Started in 1952, the NSF Graduate Research Fellowship Program is the oldest graduate research program of its kind and recognizes graduating seniors and first-year graduate students studying in STEM disciplines. Awardees receive an annual stipend of $34,000 for three years as well as $12,000 that can be used toward tuition and fees. As part of the five-year fellowship, recipients also have opportunities for international research and professional development and the freedom to conduct their own research. Past fellows include Nobel Prize winners, former U.S. Secretary of Energy Steven Chu, Google founder Sergey Brin and Freakonomics co-author Steven Levitt.

“I’m so proud of the Knights who received NSF Graduate Research Fellowships and those who were named honorable mentions,” says UCF President Alexander N. Cartwright. “This is truly a momentous accomplishment in their research careers and is indicative of the tremendous potential they have in their respective fields. UCF continues to break its own records in the number of recipients of these prestigious awards and recognitions each year. We also acknowledge the commitment and hard work of our amazing faculty who mentor our undergraduate and graduate researchers and enable them to participate in path-breaking innovation while studying here at UCF.”

For the 2021 competition, NSF received more than 13,000 applications and offered only 2,074 awards.

Meet this year’s fellow from MSE:

Ashley Santana

Ashley Santana

Majors: Biotechnology and biomedical sciences

University Involvement: McNair Scholar, member of the Student Undergraduate Research Council, transfer student peer mentor for the Office of Undergraduate Research, former vice president for the Eureka Research Society, and a former undergraduate researcher in the Soft Functional Materials and Sensors Lab.

Research: BAF chromatin remodeling complexes are what are known as epigenetic regulators, meaning they play significant roles in activating or suppressing certain cellular functions. Their failure to operate properly is linked to human disease, most commonly cancer.

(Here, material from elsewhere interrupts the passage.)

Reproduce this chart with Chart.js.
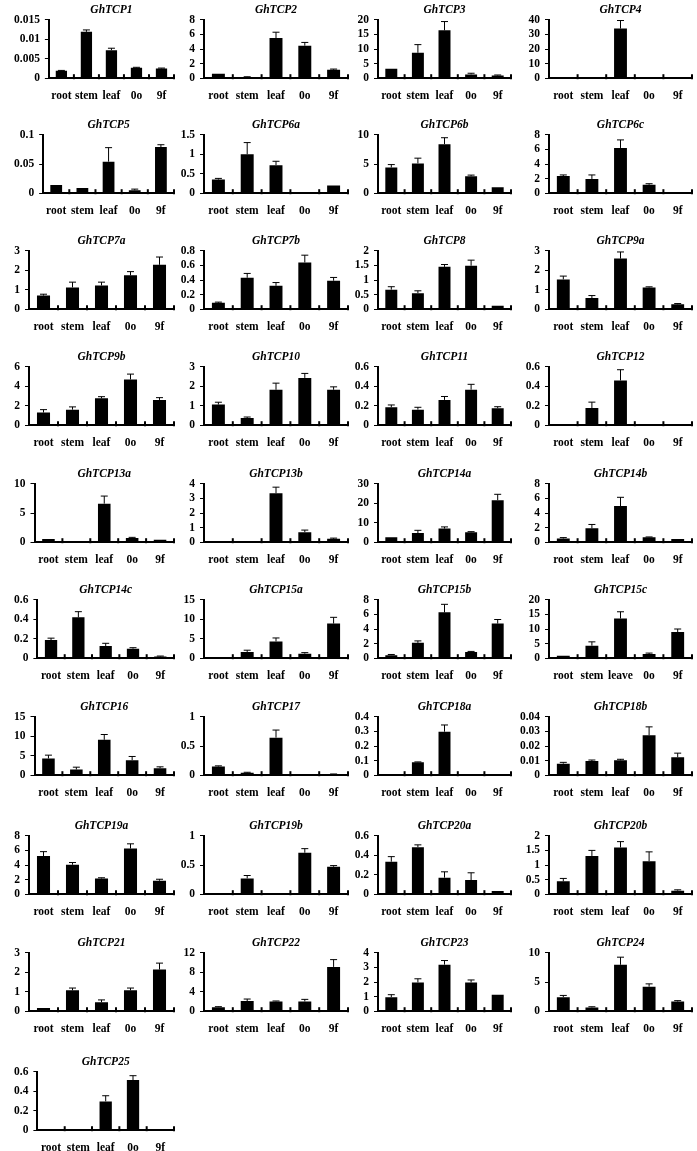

When it comes to all types of cancer, BAF chromatin remodeling complexes play a significant role in the suppression of tumors with roughly 20% of all cancer deaths showing defects, making them among the most common when it comes to malignant diagnoses. Santana’s research is comparing the protein composition found in these complexes both in cancerous and healthy tissues. “Understanding the unique protein compositions of cancerous chromatin remodeling complexes can advance the creation of cancer therapeutics with specificity in inhibiting tumor growth,” she says.

Up Next: After graduating, Santana plans to pursue a graduate degree in biomedical sciences with the ultimate goal of becoming a biotechnologist and contributing to the development of therapeutics for human disease.